↓

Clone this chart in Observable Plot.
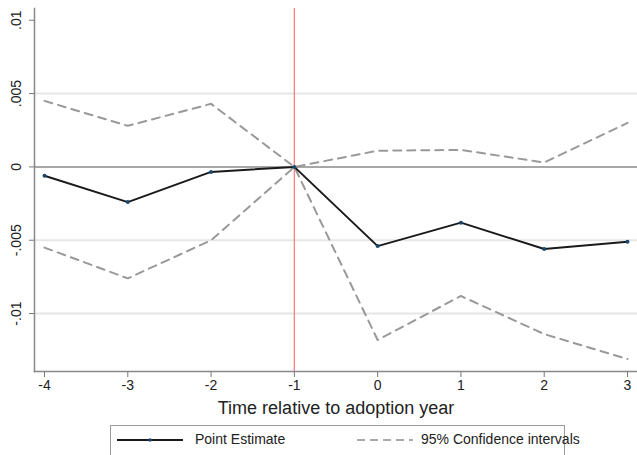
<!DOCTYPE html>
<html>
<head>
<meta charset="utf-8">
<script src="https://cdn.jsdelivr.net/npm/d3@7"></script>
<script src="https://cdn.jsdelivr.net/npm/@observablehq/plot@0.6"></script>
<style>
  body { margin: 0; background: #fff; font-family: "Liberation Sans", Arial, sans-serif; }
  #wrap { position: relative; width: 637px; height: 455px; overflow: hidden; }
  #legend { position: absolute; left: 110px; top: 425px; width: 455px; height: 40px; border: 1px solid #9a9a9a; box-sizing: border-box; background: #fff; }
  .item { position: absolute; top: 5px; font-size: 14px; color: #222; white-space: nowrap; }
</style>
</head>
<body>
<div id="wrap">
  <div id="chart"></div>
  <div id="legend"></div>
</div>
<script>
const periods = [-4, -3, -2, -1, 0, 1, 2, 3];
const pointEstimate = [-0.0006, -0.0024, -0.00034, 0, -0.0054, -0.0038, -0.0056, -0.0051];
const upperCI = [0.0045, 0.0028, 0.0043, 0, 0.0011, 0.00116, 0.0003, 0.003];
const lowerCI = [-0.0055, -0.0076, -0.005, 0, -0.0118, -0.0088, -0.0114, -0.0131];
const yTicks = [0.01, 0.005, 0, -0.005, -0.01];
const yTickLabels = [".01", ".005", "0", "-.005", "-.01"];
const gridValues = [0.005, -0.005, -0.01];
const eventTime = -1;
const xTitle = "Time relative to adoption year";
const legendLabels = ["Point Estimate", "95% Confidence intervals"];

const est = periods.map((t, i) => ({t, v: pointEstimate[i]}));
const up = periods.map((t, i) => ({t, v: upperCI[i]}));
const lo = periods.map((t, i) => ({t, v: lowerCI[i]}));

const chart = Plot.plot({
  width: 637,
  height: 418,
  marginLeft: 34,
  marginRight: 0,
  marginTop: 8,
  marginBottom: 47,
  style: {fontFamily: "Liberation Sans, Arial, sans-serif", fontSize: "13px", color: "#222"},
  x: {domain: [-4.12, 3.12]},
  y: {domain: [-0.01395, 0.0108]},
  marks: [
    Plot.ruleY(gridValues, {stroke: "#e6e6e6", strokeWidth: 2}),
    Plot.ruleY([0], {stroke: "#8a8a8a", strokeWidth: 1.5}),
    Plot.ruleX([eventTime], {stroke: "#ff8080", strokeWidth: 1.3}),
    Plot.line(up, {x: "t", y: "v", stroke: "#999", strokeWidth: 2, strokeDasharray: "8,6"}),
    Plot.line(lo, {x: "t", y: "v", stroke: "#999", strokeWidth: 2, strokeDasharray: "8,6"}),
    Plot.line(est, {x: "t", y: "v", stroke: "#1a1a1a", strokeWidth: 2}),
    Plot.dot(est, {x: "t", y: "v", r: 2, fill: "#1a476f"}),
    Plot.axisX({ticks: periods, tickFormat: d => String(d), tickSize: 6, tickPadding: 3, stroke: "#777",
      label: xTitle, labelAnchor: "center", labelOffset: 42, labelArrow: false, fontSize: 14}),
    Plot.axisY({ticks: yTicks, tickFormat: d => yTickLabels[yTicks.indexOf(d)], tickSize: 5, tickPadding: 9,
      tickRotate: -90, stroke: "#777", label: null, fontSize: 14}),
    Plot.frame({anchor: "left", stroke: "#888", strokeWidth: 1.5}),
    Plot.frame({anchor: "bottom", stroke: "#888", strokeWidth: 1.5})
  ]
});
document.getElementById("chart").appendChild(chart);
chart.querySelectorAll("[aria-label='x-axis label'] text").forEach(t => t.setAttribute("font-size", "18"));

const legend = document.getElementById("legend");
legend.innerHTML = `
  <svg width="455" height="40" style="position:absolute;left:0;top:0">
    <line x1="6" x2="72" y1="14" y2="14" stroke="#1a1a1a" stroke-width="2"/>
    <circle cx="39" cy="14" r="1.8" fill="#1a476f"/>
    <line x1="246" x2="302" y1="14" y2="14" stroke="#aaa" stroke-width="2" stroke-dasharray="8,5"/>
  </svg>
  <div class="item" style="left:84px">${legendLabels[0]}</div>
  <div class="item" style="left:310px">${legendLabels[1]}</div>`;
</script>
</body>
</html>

↑
↓

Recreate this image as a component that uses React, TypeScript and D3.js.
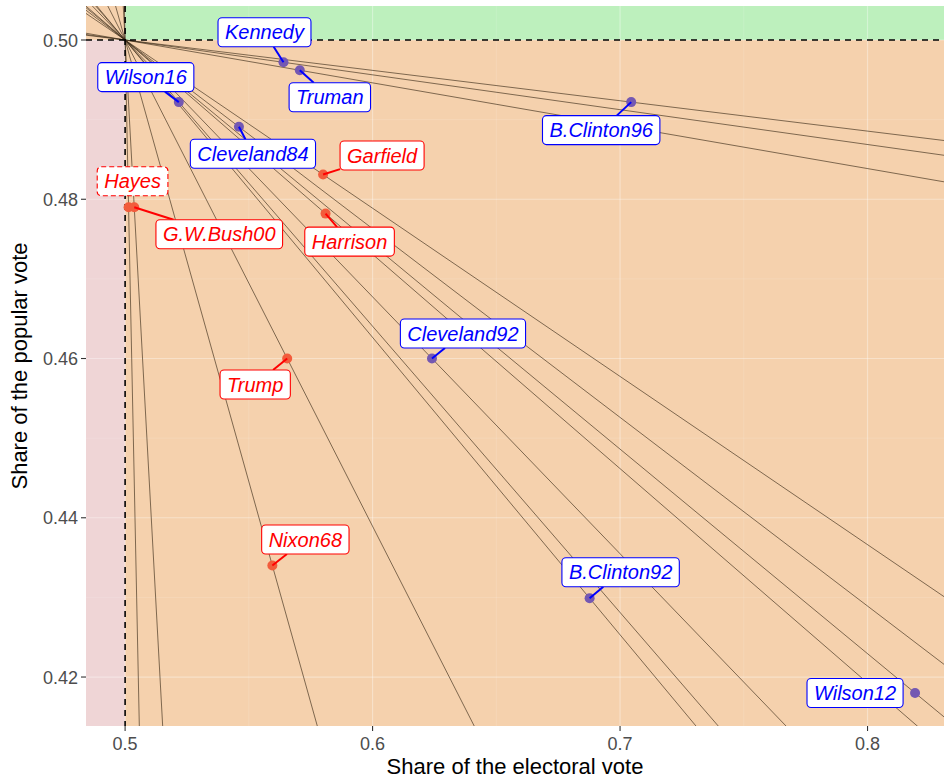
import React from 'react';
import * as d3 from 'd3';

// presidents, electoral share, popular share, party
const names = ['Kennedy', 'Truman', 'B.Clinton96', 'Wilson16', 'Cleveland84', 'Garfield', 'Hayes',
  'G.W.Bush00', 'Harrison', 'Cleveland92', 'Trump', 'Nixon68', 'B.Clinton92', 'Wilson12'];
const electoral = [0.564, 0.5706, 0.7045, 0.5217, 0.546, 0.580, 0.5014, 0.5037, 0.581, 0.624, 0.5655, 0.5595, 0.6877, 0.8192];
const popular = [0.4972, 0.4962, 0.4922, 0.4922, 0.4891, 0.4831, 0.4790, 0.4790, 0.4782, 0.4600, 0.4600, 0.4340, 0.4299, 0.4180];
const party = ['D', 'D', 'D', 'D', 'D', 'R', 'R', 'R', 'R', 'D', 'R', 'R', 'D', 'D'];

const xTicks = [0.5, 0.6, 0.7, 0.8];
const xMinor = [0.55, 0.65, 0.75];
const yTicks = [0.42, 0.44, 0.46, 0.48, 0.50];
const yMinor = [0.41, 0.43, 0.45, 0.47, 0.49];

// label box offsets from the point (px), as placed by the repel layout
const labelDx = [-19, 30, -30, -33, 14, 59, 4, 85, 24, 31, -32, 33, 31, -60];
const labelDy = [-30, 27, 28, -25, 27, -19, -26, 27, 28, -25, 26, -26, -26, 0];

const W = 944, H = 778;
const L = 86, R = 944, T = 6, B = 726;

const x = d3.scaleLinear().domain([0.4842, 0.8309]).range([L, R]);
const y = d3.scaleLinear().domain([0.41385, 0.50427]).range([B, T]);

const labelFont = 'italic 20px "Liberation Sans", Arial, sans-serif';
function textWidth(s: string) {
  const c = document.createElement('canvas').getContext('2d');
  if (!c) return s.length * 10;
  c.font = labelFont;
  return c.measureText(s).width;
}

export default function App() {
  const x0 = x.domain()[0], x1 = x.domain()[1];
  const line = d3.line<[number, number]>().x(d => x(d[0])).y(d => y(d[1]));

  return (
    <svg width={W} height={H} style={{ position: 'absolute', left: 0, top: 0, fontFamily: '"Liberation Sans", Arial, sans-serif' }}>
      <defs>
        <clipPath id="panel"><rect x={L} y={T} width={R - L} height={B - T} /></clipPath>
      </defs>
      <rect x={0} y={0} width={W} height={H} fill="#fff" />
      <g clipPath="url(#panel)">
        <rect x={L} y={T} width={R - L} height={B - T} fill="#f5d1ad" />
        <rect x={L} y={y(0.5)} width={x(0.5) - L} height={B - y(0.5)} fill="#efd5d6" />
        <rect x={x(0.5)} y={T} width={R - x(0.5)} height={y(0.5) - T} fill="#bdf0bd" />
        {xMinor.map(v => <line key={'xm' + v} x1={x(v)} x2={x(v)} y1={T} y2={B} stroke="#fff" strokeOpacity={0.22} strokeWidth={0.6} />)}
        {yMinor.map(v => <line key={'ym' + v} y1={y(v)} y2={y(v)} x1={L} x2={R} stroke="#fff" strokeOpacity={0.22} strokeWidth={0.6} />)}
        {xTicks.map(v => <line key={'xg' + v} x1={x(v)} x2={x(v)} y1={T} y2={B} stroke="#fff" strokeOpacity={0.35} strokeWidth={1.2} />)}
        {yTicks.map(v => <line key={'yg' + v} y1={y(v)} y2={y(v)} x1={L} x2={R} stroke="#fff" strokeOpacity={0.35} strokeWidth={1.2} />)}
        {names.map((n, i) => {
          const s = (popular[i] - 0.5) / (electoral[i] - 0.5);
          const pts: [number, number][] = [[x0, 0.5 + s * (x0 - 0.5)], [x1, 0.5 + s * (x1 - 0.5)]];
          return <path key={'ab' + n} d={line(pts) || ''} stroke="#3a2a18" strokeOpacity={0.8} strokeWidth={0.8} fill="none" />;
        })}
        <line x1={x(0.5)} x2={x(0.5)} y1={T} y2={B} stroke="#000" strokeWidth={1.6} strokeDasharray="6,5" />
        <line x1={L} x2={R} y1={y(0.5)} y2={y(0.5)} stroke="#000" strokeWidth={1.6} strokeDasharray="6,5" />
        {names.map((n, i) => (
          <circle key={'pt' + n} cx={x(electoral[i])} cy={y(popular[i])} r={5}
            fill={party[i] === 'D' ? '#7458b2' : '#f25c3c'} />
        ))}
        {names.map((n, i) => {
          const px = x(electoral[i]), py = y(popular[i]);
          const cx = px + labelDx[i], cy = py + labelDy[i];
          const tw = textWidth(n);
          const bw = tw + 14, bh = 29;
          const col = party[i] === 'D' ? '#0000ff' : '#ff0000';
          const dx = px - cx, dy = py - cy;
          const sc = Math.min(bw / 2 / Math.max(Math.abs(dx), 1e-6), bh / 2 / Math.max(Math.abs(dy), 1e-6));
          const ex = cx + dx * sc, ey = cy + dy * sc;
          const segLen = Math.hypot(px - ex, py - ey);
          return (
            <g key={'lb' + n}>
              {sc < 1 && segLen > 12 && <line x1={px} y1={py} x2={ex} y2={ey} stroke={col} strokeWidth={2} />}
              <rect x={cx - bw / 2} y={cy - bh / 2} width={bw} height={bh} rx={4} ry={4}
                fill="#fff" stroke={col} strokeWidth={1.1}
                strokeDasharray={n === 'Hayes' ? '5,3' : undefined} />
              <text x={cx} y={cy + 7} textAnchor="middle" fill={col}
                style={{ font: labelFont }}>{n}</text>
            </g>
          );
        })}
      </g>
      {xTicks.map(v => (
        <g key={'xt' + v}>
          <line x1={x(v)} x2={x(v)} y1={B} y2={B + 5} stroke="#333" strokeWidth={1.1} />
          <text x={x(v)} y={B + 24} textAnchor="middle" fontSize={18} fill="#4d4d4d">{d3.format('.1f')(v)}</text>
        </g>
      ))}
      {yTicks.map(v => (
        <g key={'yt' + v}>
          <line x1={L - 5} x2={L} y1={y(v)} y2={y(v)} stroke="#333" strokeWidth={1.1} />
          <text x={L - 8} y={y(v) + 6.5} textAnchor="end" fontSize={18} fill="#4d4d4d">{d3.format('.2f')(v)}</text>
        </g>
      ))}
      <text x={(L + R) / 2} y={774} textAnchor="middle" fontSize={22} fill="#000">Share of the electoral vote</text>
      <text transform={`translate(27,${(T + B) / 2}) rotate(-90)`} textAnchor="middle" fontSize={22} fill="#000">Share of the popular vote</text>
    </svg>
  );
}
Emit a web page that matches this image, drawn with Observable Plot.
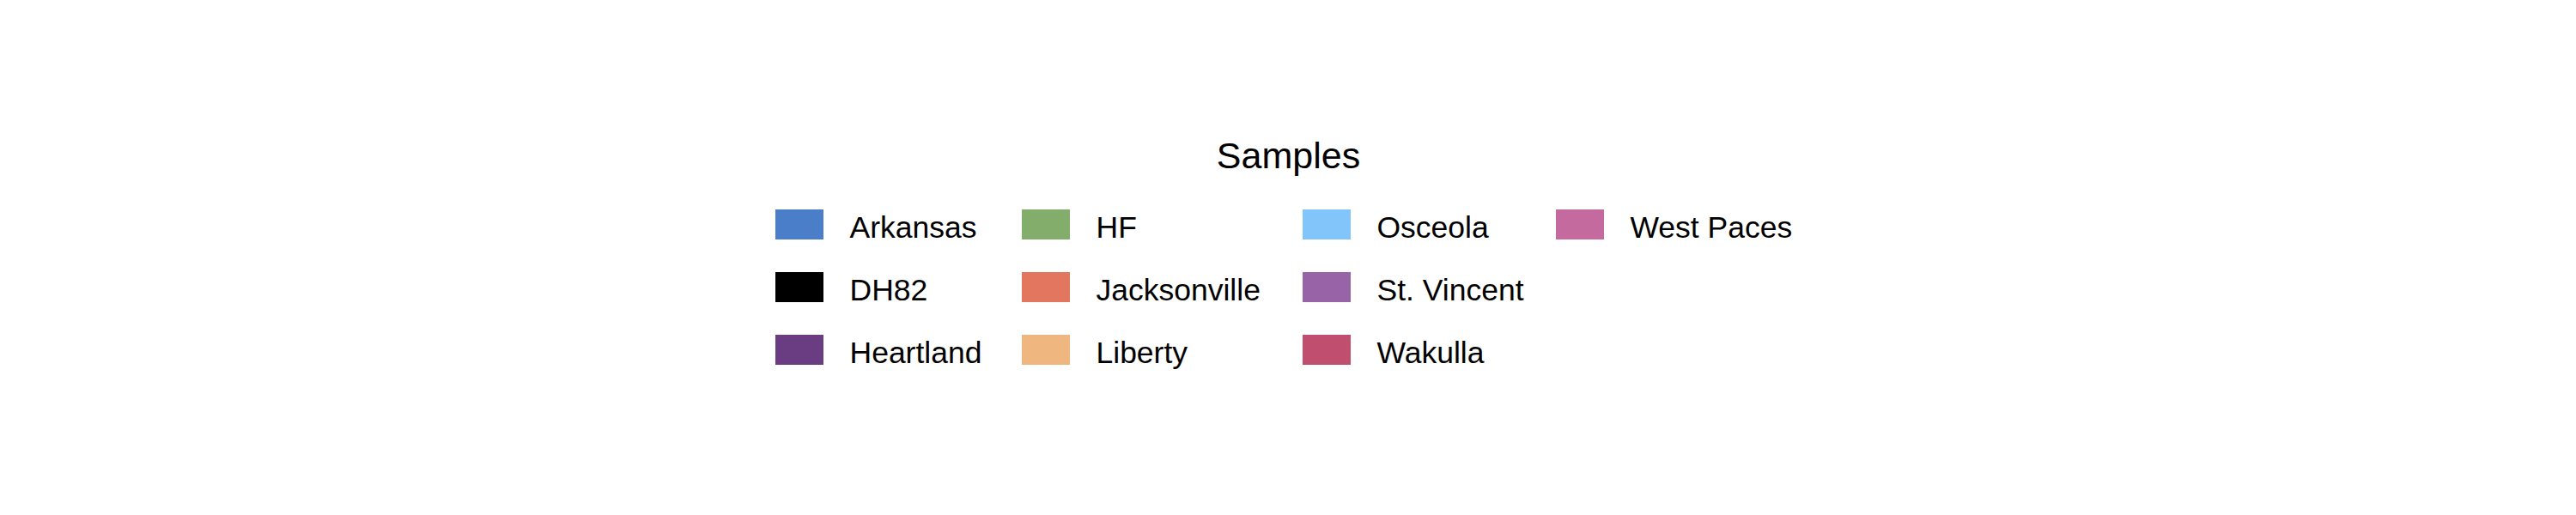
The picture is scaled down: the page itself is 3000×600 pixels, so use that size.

↑

* [Your task]
Above are some records. Output exactly the lines from the one that contains "Recreate this image" to the one that contains "d3.scaleLinear().domain([0.41385, 0.50427]).range([B, T]);", keeping both, and omit the pictures.

* [Solution to the exercise]
Recreate this image as a component that uses React, TypeScript and D3.js.
import React from 'react';
import * as d3 from 'd3';

// presidents, electoral share, popular share, party
const names = ['Kennedy', 'Truman', 'B.Clinton96', 'Wilson16', 'Cleveland84', 'Garfield', 'Hayes',
  'G.W.Bush00', 'Harrison', 'Cleveland92', 'Trump', 'Nixon68', 'B.Clinton92', 'Wilson12'];
const electoral = [0.564, 0.5706, 0.7045, 0.5217, 0.546, 0.580, 0.5014, 0.5037, 0.581, 0.624, 0.5655, 0.5595, 0.6877, 0.8192];
const popular = [0.4972, 0.4962, 0.4922, 0.4922, 0.4891, 0.4831, 0.4790, 0.4790, 0.4782, 0.4600, 0.4600, 0.4340, 0.4299, 0.4180];
const party = ['D', 'D', 'D', 'D', 'D', 'R', 'R', 'R', 'R', 'D', 'R', 'R', 'D', 'D'];

const xTicks = [0.5, 0.6, 0.7, 0.8];
const xMinor = [0.55, 0.65, 0.75];
const yTicks = [0.42, 0.44, 0.46, 0.48, 0.50];
const yMinor = [0.41, 0.43, 0.45, 0.47, 0.49];

// label box offsets from the point (px), as placed by the repel layout
const labelDx = [-19, 30, -30, -33, 14, 59, 4, 85, 24, 31, -32, 33, 31, -60];
const labelDy = [-30, 27, 28, -25, 27, -19, -26, 27, 28, -25, 26, -26, -26, 0];

const W = 944, H = 778;
const L = 86, R = 944, T = 6, B = 726;

const x = d3.scaleLinear().domain([0.4842, 0.8309]).range([L, R]);
const y = d3.scaleLinear().domain([0.41385, 0.50427]).range([B, T]);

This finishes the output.